Starting at the top of the listing, extract every line up to and including the one with "(title) at (540,-2)". Pictures stay out of the copy.

════════

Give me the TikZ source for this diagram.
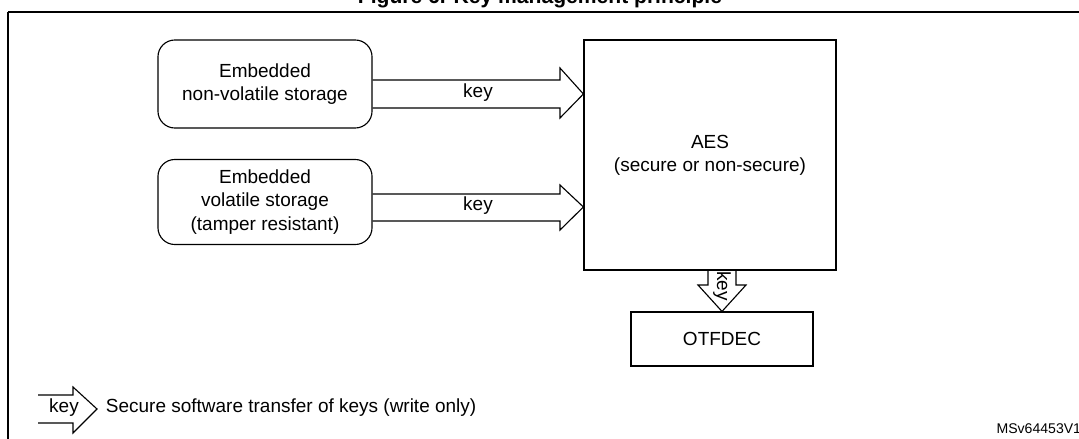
\documentclass[tikz,border=0pt]{standalone}
\usepackage{fontspec}
\setmainfont{Liberation Sans}
\usetikzlibrary{positioning}

\begin{document}
\begin{tikzpicture}[x=0.025cm,y=-0.025cm,
    store/.style={draw, line width=0.8pt, rounded corners=12pt, minimum width=5.35cm, align=center, font=\fontsize{13.5}{16.5}\selectfont},
    block/.style={draw, line width=0.8pt, font=\fontsize{13.5}{16.5}\selectfont, align=center},
    lbl/.style={font=\fontsize{13.5}{16}\selectfont}]
        \useasboundingbox (0,0) rectangle (1079,439);

        % frame and title
        \draw[line width=1pt] (8,12) -- (1090,12);
        \draw[line width=1pt] (8,12) -- (8,450);
        \node[font=\bfseries\fontsize{15}{18}\selectfont] (title) at (540,-2) {Figure 6. Key management principle};

        % the storages
        \node[store, minimum height=2.2cm] (nvs) at (265,84) {Embedded\\non-volatile storage};
        \node[store, minimum height=2.125cm] (vs) at (265,202) {Embedded\\volatile storage\\(tamper resistant)};

        % aes and otfdec
        \node[block, minimum width=6.3cm, minimum height=5.75cm] (aes) at (710,155) {AES\\(secure or non-secure)};
        \node[block, minimum width=4.55cm, minimum height=1.35cm] (otf) at (722,339) {OTFDEC};

        % the hollow key arrows
        \draw[line width=0.8pt] (nvs.east |- 0,80) -- (560,80) -- (560,68) -- (aes.west |- 0,94) -- (560,118) -- (560,108) -- (nvs.east |- 0,108);
        \node[lbl] (k1) at (478,93) {key};
        \draw[line width=0.8pt] (vs.east |- 0,194) -- (560,194) -- (560,185) -- (aes.west |- 0,207) -- (560,230) -- (560,221) -- (vs.east |- 0,221);
        \node[lbl] (k2) at (478,206) {key};
        \draw[line width=0.8pt] (708,270) -- (708,285) -- (698,285) -- (otf.north) -- (746,285) -- (736,285) -- (736,270);
        \node[lbl, rotate=-90] (k3) at (722,286) {key};

        % legend
        \draw[line width=0.8pt] (38,395) -- (73,395) -- (73,387) -- (97,409) -- (73,433) -- (73,423) -- (38,423);
        \node[lbl] (k4) at (64,408) {key};
        \node[lbl, anchor=west] (legend) at (101,408) {Secure software transfer of keys (write only)};
        \node[font=\fontsize{10}{12}\selectfont, anchor=east] (ref) at (1086,429) {MSv64453V1};
\end{tikzpicture}
\end{document}
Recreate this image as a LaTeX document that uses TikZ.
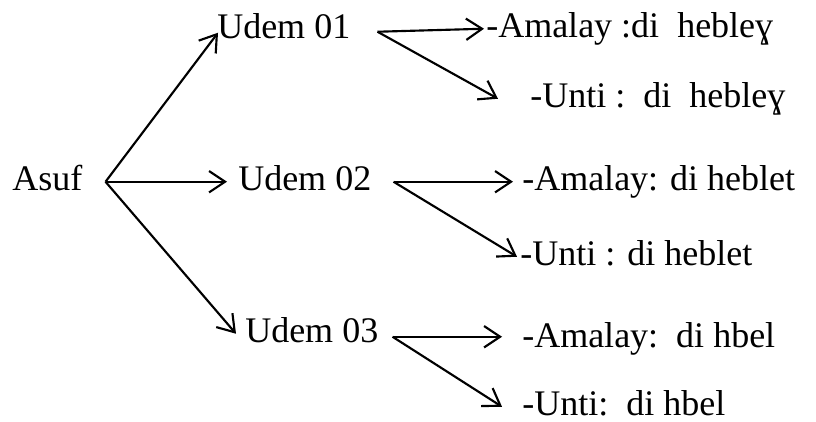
\documentclass[tikz,border=0pt]{standalone}
\usepackage{fontspec}
\setmainfont{Liberation Serif}
\usetikzlibrary{arrows.meta, calc}

\begin{document}
\fontsize{27}{32}\selectfont
\begin{tikzpicture}[
        x=0.75pt, y=-0.75pt,
        every node/.style={inner sep=0pt, anchor=base west},
        arr/.style={line width=1.6pt, -{Straight Barb[length=12pt, width=16pt]}}
    ]
        \useasboundingbox (0,0) rectangle (816,421);

        % Racine et les trois udem
        \node (asuf) at (12,190) {Asuf};
        \node (u1) at (217,38) {Udem 01};
        \node (u2) at (238,190) {Udem 02};
        \node (u3) at (245,342) {Udem 03};

        % Les feuilles
        \node (a1) at (486,37) {-Amalay :di\ \ hebleɣ};
        \node (b1) at (530,107) {-Unti :\ \ di\ \ hebleɣ};
        \node (a2) at (522,190) {-Amalay: di heblet};
        \node (b2) at (520,265) {-Unti : di heblet};
        \node (a3) at (522,347) {-Amalay:\ \ di hbel};
        \node (b3) at (522,415) {-Unti:\ \ di hbel};

        % Points de depart
        \coordinate (f0) at ($(asuf.mid east)+(23,0)$);
        \coordinate (f1) at ($(u1.mid east)+(27,2)$);
        \coordinate (f2) at ($(u2.mid east)+(22,0)$);
        \coordinate (f3) at ($(u3.mid east)+(14,3)$);

        % Fleches
        \draw[arr] (f0) -- ($(u1.mid west)+(1,3)$);
        \draw[arr] (f0) -- ($(u2.mid west)+(-11,0)$);
        \draw[arr] (f0) -- ($(u3.mid west)+(-9,0)$);
        \draw[arr] (f1) -- ($(a1.mid west)+(-2,0)$);
        \draw[arr] (f1) -- ($(b1.mid west)+(-32,0)$);
        \draw[arr] (f2) -- ($(a2.mid west)+(-9,0)$);
        \draw[arr] (f2) -- ($(b2.mid west)+(-3,0)$);
        \draw[arr] (f3) -- ($(a3.mid west)+(-20,-2)$);
        \draw[arr] (f3) -- ($(b3.mid west)+(-20,0)$);
\end{tikzpicture}
\end{document}
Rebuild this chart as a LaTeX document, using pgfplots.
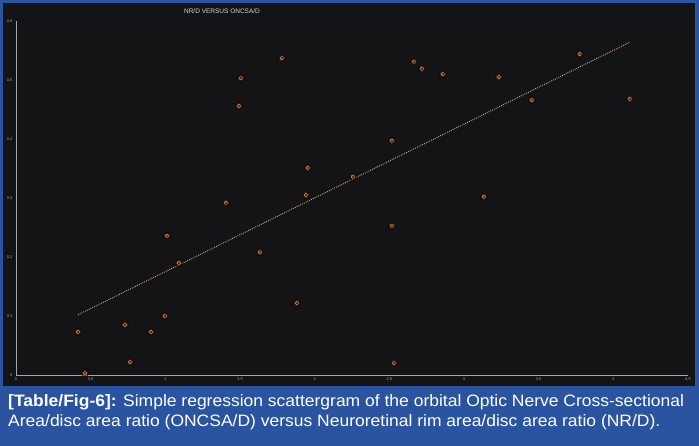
\documentclass[border=0pt]{standalone}
\usepackage{fontspec}
\setmainfont{Liberation Sans}
\newfontfamily\capfont[FakeStretch=1.06]{Liberation Sans}
\usepackage{pgfplots}
\usepackage{pgfplotstable}
\pgfplotsset{compat=1.18}
\definecolor{capblue}{RGB}{42,83,160}
\definecolor{bgdark}{RGB}{20,20,22}
\definecolor{ptorange}{RGB}{242,140,80}
\definecolor{lineor}{RGB}{235,180,140}
\definecolor{axgray}{RGB}{165,165,165}
\pgfplotstableread{
x y
1.780 0.537
1.506 0.503
1.493 0.456
1.954 0.351
1.941 0.305
2.256 0.336
2.517 0.397
2.664 0.531
2.718 0.519
2.858 0.510
3.233 0.505
3.775 0.544
3.454 0.466
4.110 0.468
3.133 0.302
1.406 0.292
1.011 0.236
1.091 0.190
1.633 0.208
1.881 0.122
0.415 0.073
0.730 0.085
0.904 0.073
0.997 0.100
0.763 0.022
0.462 0.003
2.517 0.253
2.530 0.020
}\pts
\begin{document}
\begin{tikzpicture}[x=1pt,y=1pt]
\fill[capblue] (0,0) rectangle (699,446);
\fill[bgdark] (3,60) rectangle (695,443);
\begin{axis}[
  at={(16pt,71pt)}, anchor=south west,
  scale only axis, width=672pt, height=354pt,
  xmin=0, xmax=4.5, ymin=0, ymax=0.6,
  axis lines=left,
  axis line style={-, axgray, line width=0.8pt},
  xtick={0,0.5,...,4.5},
  ytick={0,0.1,...,0.6},
  major tick length=0pt,
  /pgf/number format/assume math mode=true,
  /pgf/number format/fixed,
  tick label style={font=\fontsize{4}{4}\selectfont, text=axgray},
  xticklabel style={yshift=1pt},
  clip=false,
]
\addplot[only marks, mark=*, mark size=3.6pt, mark options={fill=ptorange, draw=none, fill opacity=0.15}] table {\pts};
\addplot[only marks, mark=*, mark size=2.3pt, mark options={fill=ptorange, draw=none}] table {\pts};
\addplot[only marks, mark=*, mark size=1.1pt, mark options={fill=ptorange!55!white, draw=none}] table {\pts};
\addplot[lineor, line width=0.9pt, dash pattern=on 0.8pt off 1.2pt] coordinates {(0.415,0.102) (4.11,0.564)};
\end{axis}
\node[font=\fontsize{6.5}{7}\selectfont, text=white!85!black] at (222,435) {NR/D VERSUS ONCSA/D};
\node[anchor=base west, inner sep=0, text=white, font=\capfont\fontsize{16.5}{18}\selectfont] at (8,39) {\textbf{[Table/Fig-6]:} Simple regression scattergram of the orbital Optic Nerve Cross-sectional};
\node[anchor=base west, inner sep=0, text=white, font=\capfont\fontsize{16.5}{18}\selectfont] at (8,19) {Area/disc area ratio (ONCSA/D) versus Neuroretinal rim area/disc area ratio (NR/D).};
\pgfresetboundingbox
\path (0,0) rectangle (699,446);
\end{tikzpicture}
\end{document}
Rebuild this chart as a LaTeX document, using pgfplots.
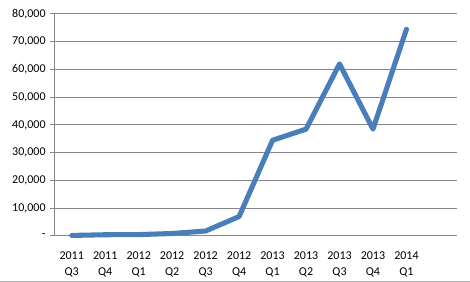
\documentclass[border=0pt]{standalone}
\usepackage{pgfplots}
\pgfplotsset{compat=1.18}
\usepackage{fontspec}
\setmainfont{Carlito}
\definecolor{lineblue}{HTML}{4A7EBB}
\definecolor{gridgray}{HTML}{868686}
\begin{document}
\begin{tikzpicture}
\begin{axis}[
  name=ax,
  scale only axis,
  width=301.25pt, height=166.5pt,
  xmin=-0.5, xmax=11.5,
  ymin=0, ymax=80000,
  scaled y ticks=false,
  axis line style={gridgray, line width=0.75pt},
  axis x line*=bottom,
  axis y line*=left,
  ytick={0,10000,...,80000},
  yticklabels={-,{10,000},{20,000},{30,000},{40,000},{50,000},{60,000},{70,000},{80,000}},
  ymajorgrids,
  major grid style={gridgray, line width=0.75pt},
  xtick={0,...,10},
  xticklabels={{2011\\Q3},{2011\\Q4},{2012\\Q1},{2012\\Q2},{2012\\Q3},{2012\\Q4},{2013\\Q1},{2013\\Q2},{2013\\Q3},{2013\\Q4},{2014\\Q1}},
  x tick label style={align=center, font=\fontsize{9}{11.8}\selectfont, yshift=-5pt},
  y tick label style={font=\fontsize{9}{10}\selectfont},
  major x tick style={draw=none},
  extra x ticks={-0.5,0.5,...,11.5},
  extra x tick labels={},
  extra x tick style={major tick length=4pt, tick align=outside, tick style={draw=gridgray, line width=0.75pt}, grid=none},
  major y tick style={draw=gridgray, line width=0.75pt},
  tick align=outside,
  major tick length=3.5pt,
  clip=false,
]
\addplot[lineblue, line width=3.8pt, line join=round, line cap=round] coordinates {
  (0,200) (1,450) (2,500) (3,900) (4,1800) (5,7000) (6,34500) (7,38500) (8,62000) (9,38500) (10,74500)
};
\end{axis}
\pgfresetboundingbox
\useasboundingbox ([xshift=-41.25pt,yshift=10.5pt]ax.north west) rectangle ([xshift=10pt,yshift=-34.5pt]ax.south east);
\draw[gray!60, line width=0.75pt] ([xshift=-41.25pt,yshift=-33.9pt]ax.south west) -- ([xshift=10pt,yshift=-33.9pt]ax.south east);
\end{tikzpicture}
\end{document}
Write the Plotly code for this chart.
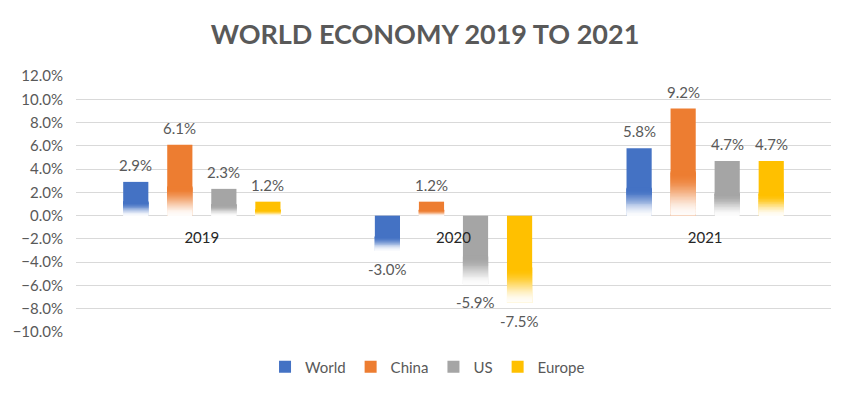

════════

Answer to the problem:
Give me the TikZ source for this diagram.
\documentclass[tikz,border=0pt]{standalone}
\usepackage{fontspec}
\setmainfont{Liberation Sans}
\usetikzlibrary{positioning}

\begin{document}
\begin{tikzpicture}[x=0.025cm,y=-0.025cm,
    store/.style={draw, line width=0.8pt, rounded corners=12pt, minimum width=5.35cm, align=center, font=\fontsize{13.5}{16.5}\selectfont},
    block/.style={draw, line width=0.8pt, font=\fontsize{13.5}{16.5}\selectfont, align=center},
    lbl/.style={font=\fontsize{13.5}{16}\selectfont}]
        \useasboundingbox (0,0) rectangle (1079,439);

        % frame and title
        \draw[line width=1pt] (8,12) -- (1090,12);
        \draw[line width=1pt] (8,12) -- (8,450);
        \node[font=\bfseries\fontsize{15}{18}\selectfont] (title) at (540,-2) {Figure 6. Key management principle};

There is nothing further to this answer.